Assumindo que não o fez antes da prolação do acórdão proferido pelo tribunal da relação, de que ora recorre, defende o recorrente que não lhe era exigível suscitar perante o tribunal recorrido tais questões de inconstitucionalidade por não poder prever que este viesse a adotar tais interpretações da lei, sendo, pois, ainda oportuna a sua suscitação nas alegações do recurso de revista que interpôs do acórdão recorrido, que, embora dirigidas ao Supremo Tribunal de Justiça, foram entregues no tribunal da relação, que rejeitou o recurso, por inadmissível.
Mas não lhe assiste razão. Com efeito, analisando as alegações do recurso de apelação interposto pela parte contrária, verifica-se que nelas se defendeu precisamente o entendimento que, no essencial, corresponde às teses interpretativas ora sindicadas (cf., em particular, conclusões 8.ª, 9.ª e 10.º), pelo que era exigível à recorrente, ora reclamante, que suscitasse perante o tribunal recorrido, na resposta às alegações que então apresentou em juízo, as questões de inconstitucionalidade que inovatoriamente integra no objeto do presente recurso de constitucionalidade. Sendo inteiramente irrelevante - tendo em conta o disposto no artigo 72.º, n.º 2, da LTC - que a recorrente tenha invocado as questões de inconstitucionalidade no recurso de revista, quando é certo que esse recurso não chegou a ser admitido, e o ónus de suscitação teria de ser cumprido perante o tribunal que proferiu a decisão recorrida e, por isso, perante o próprio tribunal da relação. É, nesta perspetiva, absolutamente inócuo que as alegações de revista tenham sido apresentadas no tribunal da relação quando é evidente que o tribunal da relação não podia nem devia decidir a questão de inconstitucionalidade no contexto da apreciação liminar de um requerimento de interposição do recurso de revista, que não lhe era dirigido.

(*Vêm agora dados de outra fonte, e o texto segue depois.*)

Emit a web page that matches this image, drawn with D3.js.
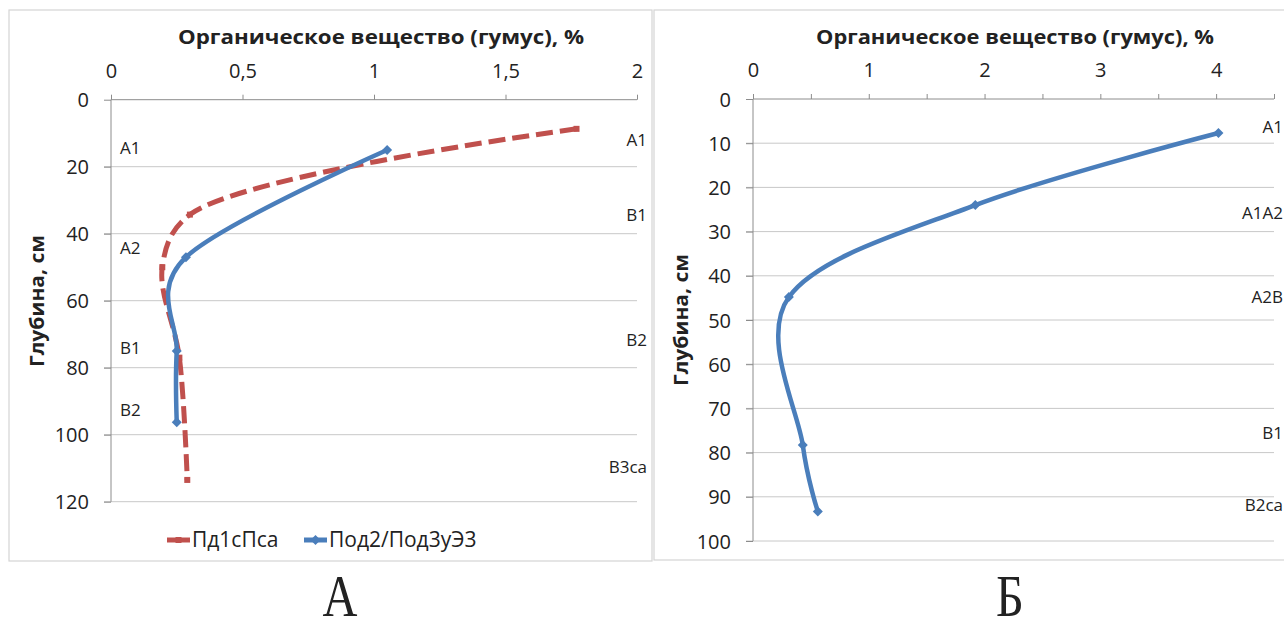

Ora, não tendo o reclamante observado ónus que a lei impõe como condição de admissão e conhecimento do recurso de constitucionalidade, por facto que lhe é exclusivamente imputável, é de confirmar a decisão que, com tal fundamento, não conheceu do recurso. Com efeito, uma tal exigência processual, que o relator se limitou a aplicar, justifica-se pela necessidade de garantir que o Tribunal Constitucional, que é uma instância de recurso, se limite a sindicar o juízo de inconstitucionalidade, ou não inconstitucionalidade, formulado pelos tribunais, e não a apreciar ex novo questões de inconstitucionalidade nunca antes suscitadas perante as instâncias, não se vendo, pois, como a aplicação da lei que justificadamente assim o determina represente violação do direito ao recurso e de quaisquer dos preceitos constitucionais e legais que o reclamante invoca.
3. Pelo exposto, decide-se indeferir a reclamação.
Custas pelo reclamante, fixando-se a taxa de justiça em 20 (vinte) unidades de conta, sem prejuízo do apoio judiciário de que beneficia.
Lisboa, 13 de fevereiro de 2014. – Carlos Fernandes Cadilha – Maria José Rangel de Mesquita – Maria Lúcia Amaral.